Amanhecer - Arquivo Clóvis |
Quando criança, nas ocasiões em que fui à cidade com o vovô Zé Armiro, eu ficava muito feliz. Além de tantas novidades, eu também ganhava guloseimas (que não imaginava vivendo na praia da Fortaleza, onde só tinha as vendas do Cáindo e do Jorge, além do tio Maneco Mesquita); via pessoas diferentes, casas com vidraças e bastante carros. Quase sempre a gente passava numa loja de tecidos. “A sua avó encomendou um corte de fazenda azul, de preferência tergal que não precisa passar e seca mais depressa. Vamos procurar na Casa Anchieta, depois na Macedônia ou na Dina. Haveremos de encontrar, em último caso, na alfaiataria do Isaías Mendes, ali perto do Bananinha”.
Eu sempre gostei de prestar atenção nas pessoas. Que paraíso são as cidades para isso! Na Ubatuba daquele tempo, por volta de 1970, vivia uma dessas pessoas singulares, amigo do vovô desde os tempos em que viveu em Santos. Era o Seo Mané Apolinário. Eles, nas primeiras décadas do século passado, ainda adolescentes, trabalharam juntos nos bananais daquela região, mais precisamente na localidade denominada de Itapema (hoje cidade de Vicente de Carvalho), na famosa Baixada Santista. Sim, a minha gente também precisou migrar em busca de melhores condições de vida! Nossos parentes viveram em outras terras “comendo o pão que o diabo amassou”, como dizem por aí.

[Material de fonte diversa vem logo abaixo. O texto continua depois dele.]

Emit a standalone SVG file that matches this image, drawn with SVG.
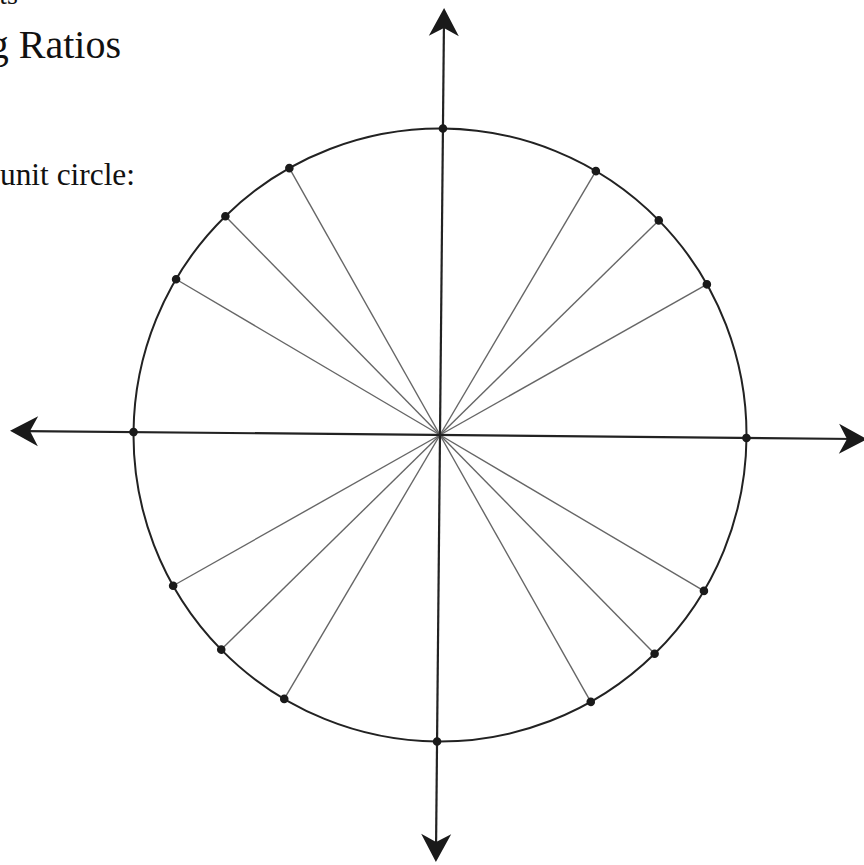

O Seo Mané sempre me chamou a atenção porque ele usava uma espécie de farda, com quepe e tudo. Quem o visse de longe podia confundir com um policial. Até apito ele trazia ao pescoço. Vovô dizia que ele andava assim porque era funcionário da prefeitura, trabalhava de vigia noturno. Naquele tempo eu não entendia bem porque precisava de gente para olhar, proteger as coisas nas noites, quando o certo era estar todos dormindo. “Mas ele é da polícia, vovô?”. “Não. Ele é guarda noturno. Só que gosta tanto da farda que não larga dela. Desde que a gente trabalhava juntos, naquele tempo lá em Santos, ele sonhava em andar fardado. Creio que, vendo tantos soldados se tecendo por lá, ele se encantou pelas vestimentas, quis ser parecido com os militares. Deu sorte. Depois de voltar para cá arranjou esse emprego de vigia noturno que, pelo visto, parece até precisar usar farda. Aí, então, juntou a fome com a vontade de comer. Veja como ele tá feliz. Agora só anda assim, fardado o tempo todo”.
Passou o tempo, fui morar mais perto da cidade. As derradeiras imagens que eu guardo do Seo Mané Apolinário continuam com ele fardado, mas em cores desbotadas, costuras feitas à mão em algumas partes e quepe em ruínas, mas se mostrando orgulhoso como “militar”. Engraçado, né?